TOKYO, July 4, 2019—At about $30 trillion, the New York Stock Exchange stands out as the world’s largest securities exchange now. Add Nadaq’s $16 trillion, the United States far outdistances all other major exchanges combined including Shanghai ($5.9 trillion), Hong Kong ($5.7 trillion), Tokyo ($5.2 trillion), and Dax ($3.3 trillion).

Tokyo, which had been ranking third after New York and Shanghai the past decade, slipped to fourth after Hong Kong in the 2019 spring and now is even with the former British colony. Whether Tokyo can recapture the third place may be conditioned to where global trade will develop against the backdrop of U.S.-China trade tensions.

Retracing history to the 1980s: The United States was of course at the very top place, but Japan surged to a close second in the late 1980s, and though it was a blip in the chart, Japan outranked the United States and became the global top, only to surrender that ranking in a matter of months later – in February of 1991 when the Japanese bubble burst with the Nikkei stock average going into a near free fall. When Tokyo dethroned Wall Street in market cap with an all-time high Nikkei average of 38,957 on Dec. 29, 1989, Japan growled itself as a country of indomitable samurai gobbling up prime American and foreign properties and that the world had entered an era of ‘pax-japonica.”

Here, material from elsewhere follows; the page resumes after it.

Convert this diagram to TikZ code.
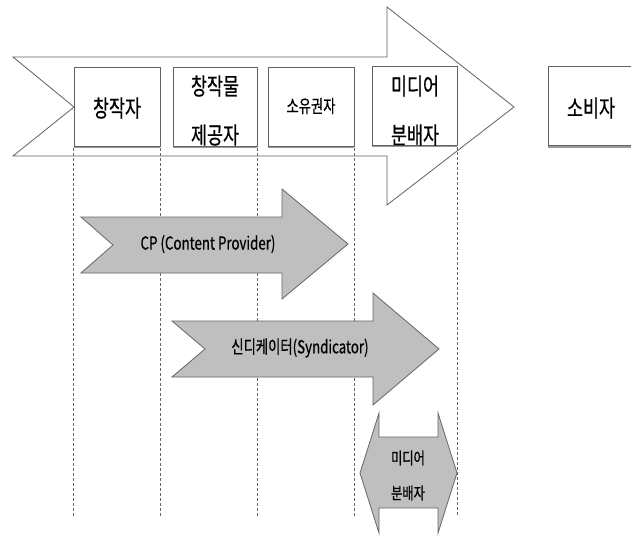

Japan’s nominal GDP in 1990 was 457 trillion yen (approximately $4.3 trillion at current exchange rate), while the U.S. GDP the same year was $5.9 trillion – so Japan was not all that far behind when factors such as population, manufacturing capacity and others are considered. In 2018, Japan’s GDP was $4.9 trillion, virtually stalling throughout those years, while the U.S. GDP ramped up to a whopping $20.5 trillion. Unsurprisingly, the U.S. per capita GDP, at $62,641 in 2018, far out-distanced Japan, which was a mere $39,200 the same year.

While not directly related to economic performance data, the U.S. population, at 327 million, has been growing steadily, up 0.6 percent in 2018. Japan’s population turned to negative growth in the early 2010, and is projected to contract to less than 100 million by 2050 from 127 million in 2018.

Hard data speaks truth and foretells while lawmaker and bureaucrat comments sound hollow.